What is expected: Leaving the pictures out, print the lines from the first line of the listing through the line containing "3.24, 3.45, 3.34];", exactly as they read, and no others.

Provided records:
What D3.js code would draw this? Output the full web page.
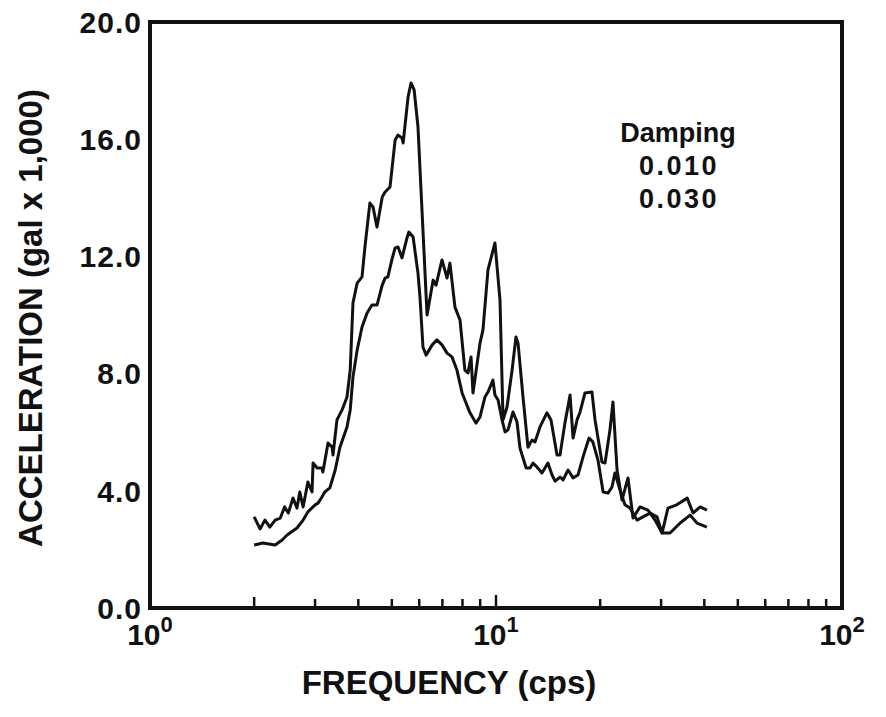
<!DOCTYPE html>
<html>
<head>
<meta charset="utf-8">
<script src="https://cdn.jsdelivr.net/npm/d3@7"></script>
<style>
  body { margin: 0; background: #fff; }
  text { font-family: "Liberation Sans", Arial, sans-serif; font-weight: bold; fill: #111; }
</style>
</head>
<body>
<svg id="chart" width="886" height="717"></svg>
<script>
// response spectra (cps, gal x 1000)
const freq010 = [2.0, 2.08, 2.15, 2.22, 2.30, 2.38, 2.45, 2.51, 2.59, 2.66, 2.71, 2.77, 2.86, 2.94, 2.96, 3.04,
  3.14, 3.16, 3.27, 3.36, 3.38, 3.47, 3.59, 3.71, 3.79, 3.86, 3.97, 4.10, 4.18, 4.32, 4.41, 4.53, 4.69, 4.78,
  4.94, 5.11, 5.21, 5.35, 5.39, 5.57, 5.68, 5.80, 5.95, 6.32, 6.58, 6.71, 6.98, 7.22, 7.36, 7.61, 7.87, 8.13,
  8.30, 8.47, 8.58, 8.99, 9.17, 9.48, 9.93, 10.27, 10.48, 10.76, 11.13, 11.42, 11.58, 11.97, 12.37, 12.70,
  12.97, 13.40, 14.03, 14.42, 15.01, 15.31, 15.82, 16.37, 16.70, 17.15, 17.50, 18.08, 18.94, 19.33, 20.24,
  20.66, 21.35, 21.78, 22.38, 23.13, 24.07, 24.89, 26.07, 27.49, 28.82, 30.2, 31.4, 33.3, 35.7, 37.1, 38.9, 40.7];
const acc010 = [3.11, 2.70, 3.00, 2.76, 3.00, 3.07, 3.45, 3.24, 3.75, 3.41, 3.96, 3.45, 4.30, 3.96, 4.95, 4.78,
  4.78, 4.64, 5.63, 5.49, 5.22, 6.42, 6.76, 7.20, 8.12, 10.41, 11.09, 11.30, 12.32, 13.82, 13.69, 13.00, 14.03,
  14.20, 14.37, 15.97, 16.14, 16.04, 15.87, 17.44, 17.92, 17.68, 16.42, 10.00, 11.19, 11.02, 11.88, 11.26,
  11.77, 10.27, 9.83, 8.12, 8.02, 8.57, 7.34, 9.04, 9.49, 11.54, 12.46, 10.51, 6.42, 6.86, 8.12, 9.25, 9.04,
  7.20, 5.49, 5.73, 5.67, 6.18, 6.66, 6.42, 5.22, 5.22, 6.31, 7.27, 5.80, 6.42, 6.69, 7.34, 7.37, 6.42, 4.98,
  4.95, 6.08, 7.03, 4.71, 3.69, 4.44, 3.07, 3.45, 3.34, 3.00, 2.56, 3.41, 3.52, 3.75, 3.24, 3.45, 3.34];

const freq030 = [2.0, 2.12, 2.30, 2.41, 2.49, 2.66, 2.77, 2.86, 3.00, 3.06, 3.14, 3.20, 3.31, 3.43, 3.54, 3.71,
  3.79, 3.86, 3.97, 4.10, 4.24, 4.38, 4.53, 4.69, 4.78, 4.87, 5.00, 5.11, 5.21, 5.35, 5.53, 5.60, 5.76, 5.95,
  6.03, 6.15, 6.28, 6.54, 6.75, 6.98, 7.22, 7.46, 7.71, 7.98, 8.41, 8.75, 8.99, 9.29, 9.48, 9.80, 9.93, 10.14,
  10.41, 10.62, 10.83, 11.20, 11.50, 11.73, 12.22, 12.54, 12.80, 13.13, 13.58, 14.13, 14.52, 14.82, 15.31,
  15.63, 16.15, 16.70, 17.26, 17.84, 18.57, 19.05, 19.71, 20.40, 21.07, 21.64, 22.07, 22.82, 23.59, 24.38,
  25.56, 26.60, 27.88, 29.20, 30.2, 31.84, 34.06, 36.4, 38.1, 40.7];
const acc030 = [2.15, 2.22, 2.15, 2.32, 2.49, 2.73, 3.00, 3.28, 3.52, 3.58, 3.79, 3.96, 4.10, 4.71, 5.49, 6.18,
  6.76, 7.88, 8.81, 9.59, 10.07, 10.34, 10.34, 11.02, 11.26, 11.30, 11.88, 12.29, 12.32, 11.95, 12.63, 12.83,
  12.66, 11.43, 10.61, 8.91, 8.63, 8.98, 9.15, 8.98, 8.70, 8.57, 8.12, 7.34, 6.66, 6.31, 6.52, 7.20, 7.37,
  7.78, 7.27, 7.10, 6.42, 6.01, 6.08, 6.69, 6.35, 5.46, 4.78, 4.78, 4.95, 4.81, 4.61, 4.95, 4.54, 4.33, 4.47,
  4.37, 4.71, 4.44, 4.54, 5.15, 5.80, 5.67, 5.05, 3.96, 3.92, 4.13, 4.61, 4.03, 3.52, 3.41, 3.00, 3.11, 3.24,
  3.11, 2.56, 2.56, 2.90, 3.17, 2.90, 2.76];

const yTicks = [0, 4, 8, 12, 16, 20];
const xDecades = [0, 1, 2];
const legendLines = ["Damping", "0.010", "0.030"];

const LEFT = 150, RIGHT = 842, TOP = 22, BOTTOM = 608;

const svg = d3.select("#chart");

const x = d3.scaleLog().domain([1, 100]).range([LEFT, RIGHT]);
const y = d3.scaleLinear().domain([0, 20]).range([BOTTOM, TOP]);

// minor ticks inside the bottom axis
const minor = [];
[1, 10].forEach(base => { for (let k = 2; k <= 9; k++) minor.push(base * k); });
svg.append("g").selectAll("line")
  .data(minor)
  .join("line")
  .attr("x1", d => x(d)).attr("x2", d => x(d))
  .attr("y1", BOTTOM).attr("y2", d => BOTTOM - (d === 2 ? 11 : 9))
  .attr("stroke", "#111").attr("stroke-width", 2.5);

svg.append("line")
  .attr("x1", x(10)).attr("x2", x(10))
  .attr("y1", BOTTOM).attr("y2", BOTTOM - 13)
  .attr("stroke", "#111").attr("stroke-width", 2.5);

// frame
svg.append("path")
  .attr("d", `M${LEFT},${BOTTOM}H${RIGHT}V${TOP}H${LEFT}Z`)
  .attr("fill", "none")
  .attr("stroke", "#111")
  .attr("stroke-width", 4);

// y tick labels
svg.append("g").selectAll("text")
  .data(yTicks)
  .join("text")
  .attr("x", LEFT - 8)
  .attr("y", d => y(d))
  .attr("dy", "0.36em")
  .attr("text-anchor", "end")
  .attr("font-size", 30)
  .attr("letter-spacing", 1)
  .text(d => d.toFixed(1));

// x decade labels 10^n
const xl = svg.append("g").selectAll("text")
  .data(xDecades)
  .join("text")
  .attr("x", d => x(Math.pow(10, d)))
  .attr("y", 645)
  .attr("text-anchor", "middle")
  .attr("font-size", 30);
xl.append("tspan").text("10");
xl.append("tspan").attr("dy", -13).attr("font-size", 22).text(d => d);

// axis titles
svg.append("text")
  .attr("x", 449)
  .attr("y", 694)
  .attr("text-anchor", "middle")
  .attr("font-size", 33)
  .text("FREQUENCY (cps)");

svg.append("text")
  .attr("transform", "translate(42,318) rotate(-90)")
  .attr("text-anchor", "middle")
  .attr("font-size", 33)
  .text("ACCELERATION (gal x 1,000)");

// curves
const line = d3.line()
  .x(d => x(d[0]))
  .y(d => y(d[1]));

const series = [d3.zip(freq010, acc010), d3.zip(freq030, acc030)];
svg.append("g").selectAll("path")
  .data(series)
  .join("path")
  .attr("d", line)
  .attr("fill", "none")
  .attr("stroke", "#111")
  .attr("stroke-width", 3)
  .attr("stroke-linejoin", "round");

// legend text
svg.append("g").selectAll("text")
  .data(legendLines)
  .join("text")
  .attr("x", (d, i) => i === 0 ? 678 : 679)
  .attr("y", (d, i) => 142 + i * 33)
  .attr("text-anchor", "middle")
  .attr("font-size", 27)
  .attr("letter-spacing", (d, i) => i === 0 ? 0 : 2.5)
  .text(d => d);
</script>
</body>
</html>
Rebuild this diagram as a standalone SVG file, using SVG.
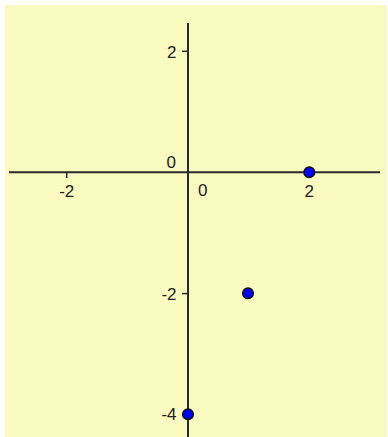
<svg xmlns="http://www.w3.org/2000/svg" width="388" height="437" viewBox="0 0 388 437">
<style>
.ax{stroke:#2a2a2a;stroke-width:2;fill:none}
.tk{stroke:#2a2a2a;stroke-width:1.5}
.lb{font-family:"Liberation Sans",Arial,sans-serif;font-size:17px;fill:#222}
.pt{fill:#0000ff;stroke:#111;stroke-width:1.5}
</style>
<rect width="388" height="437" fill="#ffffff"/>
<rect x="5" y="5" width="382" height="432" fill="#f8fac0"/>
<g id="axes">
<line class="ax" x1="9" y1="172.3" x2="380" y2="172.3"/>
<line class="ax" x1="188" y1="23" x2="188" y2="437"/>
<line class="tk" x1="66.7" y1="172" x2="66.7" y2="178"/>
<line class="tk" x1="309.3" y1="172" x2="309.3" y2="178"/>
<line class="tk" x1="182" y1="51.3" x2="188" y2="51.3"/>
<line class="tk" x1="182" y1="293.6" x2="188" y2="293.6"/>
<line class="tk" x1="182" y1="414.9" x2="188" y2="414.9"/>
</g>
<g id="labels">
<text class="lb" x="66.7" y="196.5" text-anchor="middle">-2</text>
<text class="lb" x="309.3" y="196.5" text-anchor="middle">2</text>
<text class="lb" x="198" y="195.5">0</text>
<text class="lb" x="176" y="167.5" text-anchor="end">0</text>
<text class="lb" x="176.5" y="57.5" text-anchor="end">2</text>
<text class="lb" x="176.5" y="299.5" text-anchor="end">-2</text>
<text class="lb" x="176.5" y="420" text-anchor="end">-4</text>
</g>
<g id="p1"><circle class="pt" cx="309.3" cy="172.3" r="5.3"/></g>
<g id="p2"><circle class="pt" cx="248" cy="293.3" r="5.3"/></g>
<g id="p3"><circle class="pt" cx="188" cy="414.3" r="5.3"/></g>
</svg>
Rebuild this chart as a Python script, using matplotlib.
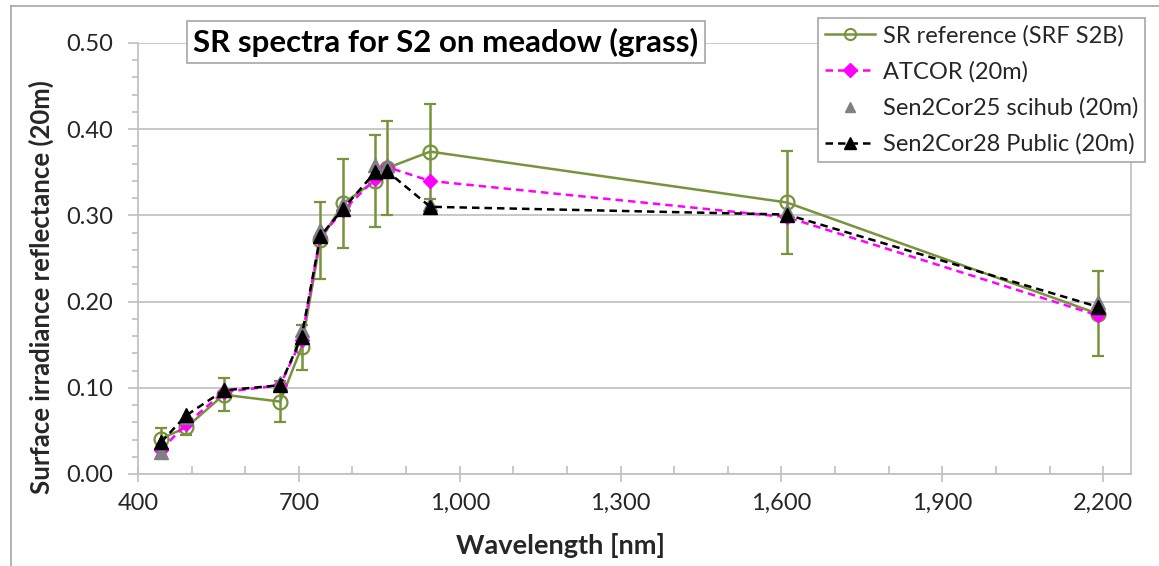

Response to this exercise:
What D3.js code would draw this? Output the full web page.
<!DOCTYPE html>
<html>
<head>
<meta charset="utf-8">
<script src="https://cdn.jsdelivr.net/npm/d3@7"></script>
<style>
  body { margin: 0; background: #fff; }
  text { font-family: "Liberation Sans", Arial, sans-serif; font-weight: bold; fill: #111; }
</style>
</head>
<body>
<svg id="chart" width="886" height="717"></svg>
<script>
// response spectra (cps, gal x 1000)
const freq010 = [2.0, 2.08, 2.15, 2.22, 2.30, 2.38, 2.45, 2.51, 2.59, 2.66, 2.71, 2.77, 2.86, 2.94, 2.96, 3.04,
  3.14, 3.16, 3.27, 3.36, 3.38, 3.47, 3.59, 3.71, 3.79, 3.86, 3.97, 4.10, 4.18, 4.32, 4.41, 4.53, 4.69, 4.78,
  4.94, 5.11, 5.21, 5.35, 5.39, 5.57, 5.68, 5.80, 5.95, 6.32, 6.58, 6.71, 6.98, 7.22, 7.36, 7.61, 7.87, 8.13,
  8.30, 8.47, 8.58, 8.99, 9.17, 9.48, 9.93, 10.27, 10.48, 10.76, 11.13, 11.42, 11.58, 11.97, 12.37, 12.70,
  12.97, 13.40, 14.03, 14.42, 15.01, 15.31, 15.82, 16.37, 16.70, 17.15, 17.50, 18.08, 18.94, 19.33, 20.24,
  20.66, 21.35, 21.78, 22.38, 23.13, 24.07, 24.89, 26.07, 27.49, 28.82, 30.2, 31.4, 33.3, 35.7, 37.1, 38.9, 40.7];
const acc010 = [3.11, 2.70, 3.00, 2.76, 3.00, 3.07, 3.45, 3.24, 3.75, 3.41, 3.96, 3.45, 4.30, 3.96, 4.95, 4.78,
  4.78, 4.64, 5.63, 5.49, 5.22, 6.42, 6.76, 7.20, 8.12, 10.41, 11.09, 11.30, 12.32, 13.82, 13.69, 13.00, 14.03,
  14.20, 14.37, 15.97, 16.14, 16.04, 15.87, 17.44, 17.92, 17.68, 16.42, 10.00, 11.19, 11.02, 11.88, 11.26,
  11.77, 10.27, 9.83, 8.12, 8.02, 8.57, 7.34, 9.04, 9.49, 11.54, 12.46, 10.51, 6.42, 6.86, 8.12, 9.25, 9.04,
  7.20, 5.49, 5.73, 5.67, 6.18, 6.66, 6.42, 5.22, 5.22, 6.31, 7.27, 5.80, 6.42, 6.69, 7.34, 7.37, 6.42, 4.98,
  4.95, 6.08, 7.03, 4.71, 3.69, 4.44, 3.07, 3.45, 3.34, 3.00, 2.56, 3.41, 3.52, 3.75, 3.24, 3.45, 3.34];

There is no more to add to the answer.